A DogGeek.com exclusive by Teresa Barker
We all know that calories, carbohydrates, fat and protein are not the whole picture when considering good nutrition. The quality of these sources, and their accompanying vitamin/antioxidant and amino-acid content should also be considered. As we’ve become more saavy at scanning the ingredient labels of our own processed foods, it’s important to do the same for our dog’s food and treats. Empty calories and nutrient-void ingredients should not make up a meal for canines, just like humans! Here’s an easy starting point, if reading the dog food ingredient label is a new hobby for you dog moms and dads.
Ingredients to avoid:
Make sure that the protein source in your dog’s food is pure. The ingredient should say “beef”, or “salmon”, or “chicken”. By-products are the left overs from the human food manufacturing of animals that are deemed unfit for human consumption. The actual ingredient “by-product” is the secondary, or incidental product from manufacturing process for said meat. “Meat-Meals” can contain skin and bones, as well as the stated protein source. If an ingredient is simply listed as “Meat Byproduct” or “Meat Meal” definitely do not buy it, as it doesn’t even specify what type, or types, of protein the “meat” used is.
- Corn, Wheat, and Soy
These grains fall into the top-allergens category for dogs. Additionally, unless they are organic, they also fall into the top most genetically-modified crops. These three are often the culprit for skin allergies, which is often treated by simply switching foods. Wheat gluten and processed grains (flours) should also be avoided. Other healthier whole grains that are found in some foods include barley, brown rice, quinoa, millet, buckwheat, and oats.
- Artificial colors or flavors
Although this one may seem like a “no-brainer”, until you really look at how dog food is made for the human eye (and pocket book), you may have accidentally over looked these ingredients. Many treats have “artificial bacon flavoring” to make the product look and smell like the real food, bacon. This is an unhealthy and unnecessary trick to play on dogs who can’t read. Also, if there’s a color (like Yellow) followed by a number (any) avoid it.
- Additives and Preservatives
Sugar, salt, fructose, sucrose, and other sweeteners are often added to treats to make them seem more appealing to dogs. Just like in human food, these have no nutritional value and can eventually lead to obesity and canine diabetes or hypertension.

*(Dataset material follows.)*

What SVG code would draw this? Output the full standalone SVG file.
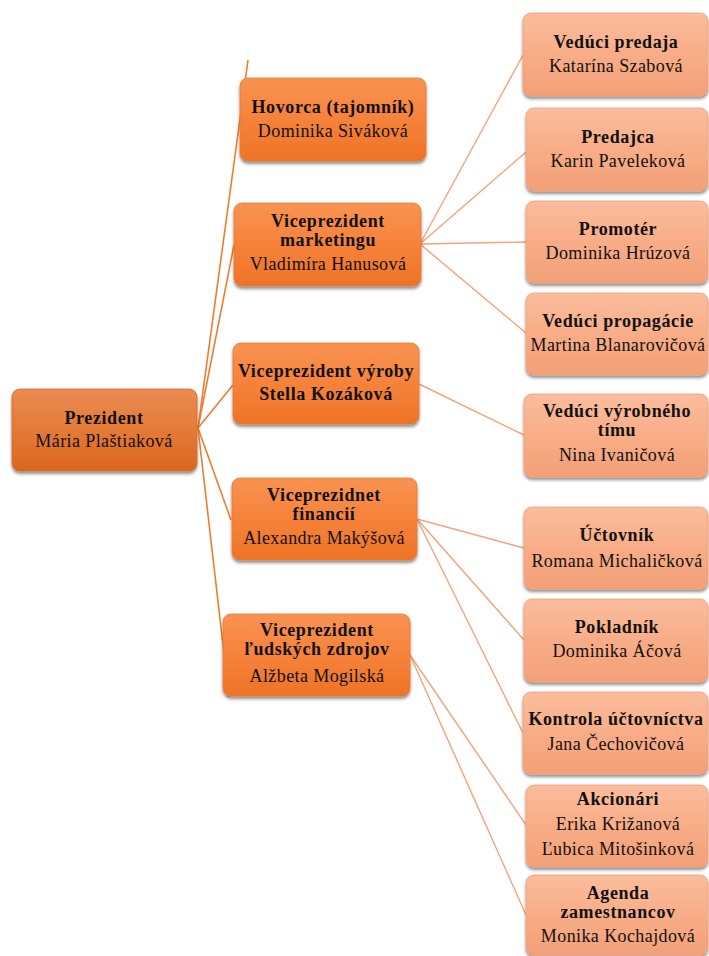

Shopping for dog food can be frustrating and time consuming when you’re searching for high-quality ingredients. Don’t waste of your time looking at the pictures or marketing statements on the bags, simply turn it around, find the ingredient list and make sure that none of the above are on the list. Manufacturers are required, by law, to give accurate information about what is in the food. So, with this list handy, you can easily find the healthiest, most nutritious food for your canine loved-one!